Pepsi Gets Back In The Game

  • Coca-cola officials have often been asked about their 100-year rivalry with Pepsi-Cola, and they usually respond diplomatically, claiming to benefit from having a competitor that has seemingly fought them to a standstill for every drop of business worldwide. "If Pepsi didn't exist, we'd have to invent it," is the generous reply.

    And now we know why. Over the past five years the Atlanta goliath has used Pepsi as a punching bag, kicking its can from Turkestan to Tallahassee and creating vast amounts of wealth for shareholders in the process. Who wouldn't want a foe like that? By the time Roger Enrico walked into the chief executive's suite at PepsiCo headquarters in Purchase, N.Y., three years ago, the company's performance had detached itself from its image as a vaunted marketing maverick that launched the cola wars in the '80s. The numbers tell all: in the U.S., Pepsi sells a single soda for every three Cokes. The troops were as confused and demoralized as Enrico had seen in his 27 years with the company--"shell-shocked," says Phil Marineau, who arrived in 1997 as president of Pepsi-Cola.

    So Enrico the old cola warrior is rewriting the rules of engagement. When you see Pepsi advertising on the air, it will still be in Coke's face, although perhaps not as relentlessly as before. Take its "Joy of Cola" campaign, in which the cherubic Hallie Eisenberg lip-synchs voice-overs from celebrities--including Marlon Brando as Don Corleone--to demand Pepsi over you-know-what. Yet it's a much broader, less edgy approach than the company's Generation Next theme, whose message excluded much of the audience. The company has also launched a new beverage, Pepsi One, to keep hammering away at Diet Coke.

    But in many respects Pepsi is getting real about what it can accomplish. On the ground, the goal is to be in your face, not Coke's, and steadily increase Pepsi's presence by gaining a restaurant account here, an extra foot of shelf space there. For Pepsi, a company whose culture has always thrived on big-idea, renegade thinking, this is much humbler stuff. But, asks Marineau, "how do you become a Pepsi loyalist if you can't get it?"
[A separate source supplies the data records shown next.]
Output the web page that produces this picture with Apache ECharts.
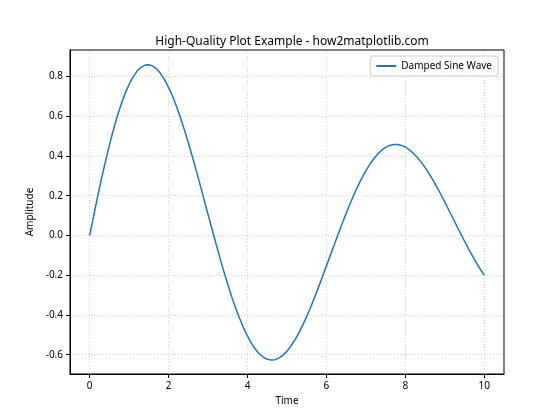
<!DOCTYPE html>
<html><head><meta charset="utf-8">
<script src="https://cdn.jsdelivr.net/npm/echarts@6/dist/echarts.min.js"></script>
<style>html,body{margin:0;padding:0;background:#fff}#c{width:560px;height:420px}</style>
</head><body><div id="c"></div>
<script>
const times = [0,0.1,0.2,0.3,0.4,0.5,0.6,0.7,0.8,0.9,
  1,1.1,1.2,1.3,1.4,1.5,1.6,1.7,1.8,1.9,
  2,2.1,2.2,2.3,2.4,2.5,2.6,2.7,2.8,2.9,
  3,3.1,3.2,3.3,3.4,3.5,3.6,3.7,3.8,3.9,
  4,4.1,4.2,4.3,4.4,4.5,4.6,4.7,4.8,4.9,
  5,5.1,5.2,5.3,5.4,5.5,5.6,5.7,5.8,5.9,
  6,6.1,6.2,6.3,6.4,6.5,6.6,6.7,6.8,6.9,
  7,7.1,7.2,7.3,7.4,7.5,7.6,7.7,7.8,7.9,
  8,8.1,8.2,8.3,8.4,8.5,8.6,8.7,8.8,8.9,
  9,9.1,9.2,9.3,9.4,9.5,9.6,9.7,9.8,9.9,10];
const amplitude = [0,0.099,0.195,0.287,0.374,0.456,0.532,0.601,0.662,0.716,
  0.761,0.798,0.827,0.846,0.857,0.859,0.852,0.837,0.813,0.783,
  0.744,0.700,0.649,0.592,0.531,0.466,0.397,0.326,0.253,0.179,
  0.105,0.031,-0.042,-0.113,-0.182,-0.247,-0.309,-0.366,-0.418,-0.466,
  -0.507,-0.543,-0.573,-0.596,-0.613,-0.623,-0.627,-0.625,-0.616,-0.602,
  -0.582,-0.556,-0.525,-0.490,-0.450,-0.407,-0.361,-0.311,-0.260,-0.207,
  -0.153,-0.099,-0.045,0.009,0.061,0.112,0.161,0.207,0.250,0.290,
  0.326,0.358,0.386,0.410,0.429,0.443,0.453,0.458,0.458,0.453,
  0.445,0.431,0.414,0.393,0.369,0.341,0.311,0.278,0.243,0.206,
  0.168,0.128,0.089,0.049,0.010,-0.029,-0.067,-0.103,-0.138,-0.170,-0.200];
const xTicks = [0,2,4,6,8,10];
const yTicks = [-0.6,-0.4,-0.2,0,0.2,0.4,0.6,0.8];
const seriesName = 'Damped Sine Wave';

const FONT = '"Noto Sans", "Open Sans", sans-serif';
const chart = echarts.init(document.getElementById('c'));
chart.setOption({
  animation:false,
  textStyle:{fontFamily:FONT},
  title:{text:'High-Quality Plot Example - how2matplotlib.com',left:287,top:31,textAlign:'center',
    textStyle:{fontFamily:FONT,fontSize:12,fontWeight:'normal',color:'#000'}},
  legend:{right:62,top:56,orient:'vertical',itemWidth:20,itemHeight:2,itemGap:4,
    padding:[5,6,5,6],borderColor:'#cccccc',borderWidth:1,borderRadius:3,backgroundColor:'rgba(255,255,255,0.8)',
    icon:'rect',textStyle:{fontFamily:FONT,fontSize:10,color:'#000'},data:[seriesName]},
  grid:{left:70,right:56,top:50,bottom:46,containLabel:false,show:false},
  xAxis:{type:'value',min:-0.5,max:10.5,name:'Time',nameLocation:'middle',nameGap:22,
    nameTextStyle:{fontFamily:FONT,fontSize:10,color:'#000'},
    axisLine:{show:true,onZero:false,lineStyle:{color:'#000',width:1}},
    axisTick:{show:true,length:4,inside:false,customValues:xTicks,lineStyle:{color:'#000'}},
    axisLabel:{customValues:xTicks,fontFamily:FONT,fontSize:10,color:'#000',margin:7},
    splitLine:{show:true,lineStyle:{color:'#d0d0d0',type:[1,2],width:0.8}}},
  yAxis:{type:'value',min:-0.697,max:0.933,name:'Amplitude',nameLocation:'middle',nameGap:32,
    nameTextStyle:{fontFamily:FONT,fontSize:10,color:'#000'},
    axisLine:{show:true,onZero:false,lineStyle:{color:'#000',width:1}},
    axisTick:{show:true,length:4,customValues:yTicks,lineStyle:{color:'#000'}},
    axisLabel:{customValues:yTicks,fontFamily:FONT,fontSize:10,color:'#000',margin:7,
      formatter:v=>v.toFixed(1)},
    splitLine:{show:true,lineStyle:{color:'#d0d0d0',type:[1,2],width:0.8}}},
  series:[{name:seriesName,type:'line',data:times.map((t,i)=>[t,amplitude[i]]),
    smooth:false,showSymbol:false,lineStyle:{color:'#1f77b4',width:1.5},itemStyle:{color:'#1f77b4'}}],
  graphic:[{type:'rect',shape:{x:70,y:50,width:434,height:324},style:{fill:'none',stroke:'#000',lineWidth:1},z:10,silent:true}]
});
</script></body></html>
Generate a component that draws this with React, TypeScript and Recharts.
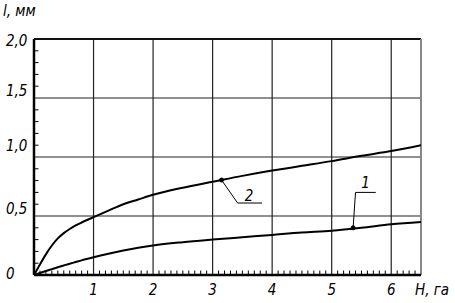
import React from 'react';
import { LineChart, Line, XAxis, YAxis, ReferenceLine, ReferenceDot } from 'recharts';

const xValues = [0, 0.1, 0.2, 0.3, 0.4, 0.5, 0.6, 0.7, 0.8, 0.9, 1, 1.25, 1.5, 1.75, 2, 2.5, 3, 3.5, 4, 4.5, 5, 5.5, 6, 6.5];
const curve2 = [0, 0.09, 0.175, 0.25, 0.31, 0.355, 0.39, 0.42, 0.445, 0.468, 0.49, 0.545, 0.6, 0.64, 0.68, 0.74, 0.79, 0.84, 0.885, 0.925, 0.965, 1.01, 1.05, 1.1];
const curve1 = [0, 0.017, 0.034, 0.05, 0.066, 0.081, 0.096, 0.11, 0.124, 0.137, 0.15, 0.18, 0.207, 0.23, 0.25, 0.278, 0.3, 0.32, 0.34, 0.36, 0.375, 0.4, 0.43, 0.45];

const xMajor = [1, 2, 3, 4, 5, 6];
const xMajorLabels = ['1', '2', '3', '4', '5', '6'];
const xAxisTitle = 'H, га';
const xEnd = 6.5;
const yMajor = [0, 0.5, 1, 1.5, 2];
const yMajorLabels = ['0', '0,5', '1,0', '1,5', '2,0'];
const gridX = [1, 2, 3, 4, 5, 6];
const gridY = [0.5, 1, 1.5];
// minor tick positions (every 0.1)
const xTickPositions = [...Array.from({ length: 64 }, (_, i) => Math.round((i + 1) * 10) / 100 * 10 / 10), xEnd].map((v) => Math.round(v * 10) / 10);
const yTickPositions = Array.from({ length: 21 }, (_, i) => Math.round(i) / 10);

const yAxisTitle = 'l, мм';
const markers = [
  { x: 3.15, y: 0.805, label: '2', bend: { x: 3.42, y: 0.61 }, end: { x: 3.83, y: 0.61 }, text: { x: 3.61, y: 0.67 } },
  { x: 5.36, y: 0.4, label: '1', bend: { x: 5.4, y: 0.7 }, end: { x: 5.74, y: 0.7 }, text: { x: 5.57, y: 0.78 } },
];

const data = xValues.map((x, i) => ({ x, c1: curve1[i], c2: curve2[i] }));

const FONT = "'Liberation Sans Narrow', 'DejaVu Sans Condensed', 'Liberation Sans', sans-serif";
const textStyle = { fontFamily: FONT, fontSize: 15, fontStyle: 'italic' as const, fill: '#000' };

const yOffsets: Record<string, number> = { '0': 3.5, '0.5': -2.5, '1': -6.5, '1.5': -2.5, '2': 7 };

const near = (a: number, b: number) => Math.abs(a - b) < 1e-6;

const XTick = (props: any) => {
  const { x, y, payload } = props;
  const v = payload.value;
  const base = y - 8; // axis line position
  if (near(v, xEnd)) {
    return (
      <text x={x - 6} y={y + 12} textAnchor="start" style={textStyle}>
        {xAxisTitle}
      </text>
    );
  }
  const idx = xMajor.findIndex((m) => near(m, v));
  if (idx >= 0) {
    return (
      <text x={x} y={y + 12} textAnchor="middle" style={textStyle}>
        {xMajorLabels[idx]}
      </text>
    );
  }
  return <line x1={x} x2={x} y1={base} y2={base - 4.5} stroke="#000" strokeWidth={1} />;
};

const YTick = (props: any) => {
  const { x, y, payload } = props;
  const v = payload.value;
  const base = x + 8; // axis line position
  const idx = yMajor.findIndex((m) => near(m, v));
  if (idx >= 0) {
    return (
      <text x={6} y={y + (yOffsets[String(yMajor[idx])] ?? 0)} textAnchor="start" style={textStyle}>
        {yMajorLabels[idx]}
      </text>
    );
  }
  return <line x1={base} x2={base + 4.5} y1={y} y2={y} stroke="#000" strokeWidth={1} />;
};

export default function App() {
  return (
    <div style={{ position: 'absolute', left: 0, top: 0, background: '#fff' }}>
      <div style={{ position: 'relative', width: 455, height: 303 }}>
        <div style={{ position: 'absolute', left: 3, top: 2, fontFamily: FONT, fontSize: 15, fontStyle: 'italic', color: '#000' }}>
          {yAxisTitle}
        </div>
        <LineChart width={455} height={303} data={data} margin={{ top: 39, right: 34, bottom: 0, left: 0 }}>
          <XAxis
            type="number"
            dataKey="x"
            domain={[0, xEnd]}
            ticks={xTickPositions}
            interval={0}
            tick={<XTick />}
            tickLine={false}
            axisLine={{ stroke: '#000', strokeWidth: 2.5 }}
            height={28}
            allowDataOverflow
          />
          <YAxis
            type="number"
            domain={[0, 2]}
            ticks={yTickPositions}
            interval={0}
            tick={<YTick />}
            tickLine={false}
            axisLine={{ stroke: '#000', strokeWidth: 2.5 }}
            width={34}
            allowDataOverflow
          />
          {gridX.map((gx) => (
            <ReferenceLine key={'gx' + gx} x={gx} stroke="#222" strokeWidth={1.2} />
          ))}
          {gridY.map((gy) => (
            <ReferenceLine key={'gy' + gy} y={gy} stroke="#222" strokeWidth={1.2} />
          ))}
          <ReferenceLine y={2} stroke="#111" strokeWidth={1.8} />
          <ReferenceLine x={xEnd} stroke="#888" strokeWidth={2} />
          <Line type="monotone" dataKey="c2" stroke="#000" strokeWidth={2} dot={false} isAnimationActive={false} />
          <Line type="monotone" dataKey="c1" stroke="#000" strokeWidth={2} dot={false} isAnimationActive={false} />
          {markers.map((m) => (
            <ReferenceLine key={'s1' + m.label} segment={[{ x: m.x, y: m.y }, m.bend]} stroke="#000" strokeWidth={1} />
          ))}
          {markers.map((m) => (
            <ReferenceLine key={'s2' + m.label} segment={[m.bend, m.end]} stroke="#000" strokeWidth={1} />
          ))}
          {markers.map((m) => (
            <ReferenceDot key={'d' + m.label} x={m.x} y={m.y} r={2} fill="#000" stroke="#000" />
          ))}
          {markers.map((m) => (
            <ReferenceDot
              key={'t' + m.label}
              x={m.text.x}
              y={m.text.y}
              r={0}
              fill="none"
              stroke="none"
              label={{ value: m.label, position: 'center', ...textStyle }}
            />
          ))}
        </LineChart>
      </div>
    </div>
  );
}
    To execute this plan, Enrico has recently completed a sweeping reorganization. In the past two years, he has pulled PepsiCo out of the restaurant business, jettisoning fast-food chains, including Pizza Hut, Taco Bell and Kentucky Fried Chicken, which had combined sales of $11 billion. The profits were tasty, but the capital required to build restaurants was giving Pepsi heartburn. Last month the company spun off its main $7 billion bottling operation into an independent public company, something Coke did years ago to create Coca-Cola Enterprises. The soda business actually has two components, the first of which, making and marketing cola concentrate, is very profitable. Mixing that concentrate with carbonated water, putting it in bottles and getting it to you is another capital-intensive business that Pepsi decided to do without.

    The spin-off will leave Pepsi's concentrate and bottling setup looking a lot more like Coke's. "It's a better mousetrap," Enrico concedes with a grin. "And there's no pride in this, so why not do it ourselves?" To add to his new mix, Enrico last August spent $3.3 billion on America's leading premium juicemaker, Tropicana. Last year PepsiCo had total sales of $22.3 billion.

    Enrico's revolution has already put Pepsi in a position where it can hurt Coke. For the first time in years, the Big Red growth machine is double-clutching, feeling the dark side of globalization in places like Brazil, its third largest market, where the recent devaluation hurt business severely. Coke's sales are also weak across Asia, and the company's huge investment in Russia is underwater. Pepsi needs to make a dent in Coke away from home, because the Atlantans derive most of their profits outside the U.S., where Coke outsells Pepsi 5 to 1.

    At home, Pepsi's restructuring--and the cash thrown off by the IPO--allows it to take dead aim at Coke's near monopoly in fountain soda sales. It's a hugely important part of the business. Pepsi holds its own in grocery and discount stores, but the fountain business gushes profits for Coke. Now, free of the restaurant business ("Why buy from one of your competitors?" Coke sales reps used to be able to say to fast-food operators), Pepsi can become more effective. Even if the campaign doesn't win many big accounts--it did win Bojangles and Pizza Inn recently--it could force Coke's costs up 30% to 40% this year, according to analysts. Last week, for instance, Coke retained its business with Burger King, but the victory might yield lower profits because of the added concessions Coke had to make. Pepsi is also throwing money at vending operations, after ignoring the sector for years. The company says it has increased the number of machines 240% since 1997.

    Enrico is also enlisting a powerful ally in this campaign--Frito-Lay, the Dallas-based subsidiary that is to snacks what Coke is to sodas. Frito accounts for two-thirds of Pepsi's sales and profits, and it is one of the most efficient companies in the world at getting products to retail via its truck routes. In the past, Pepsi did little to leverage Frito's commanding position as America's premier snack company. Now it intends to use Frito's muscle as a wedge for all PepsiCo products.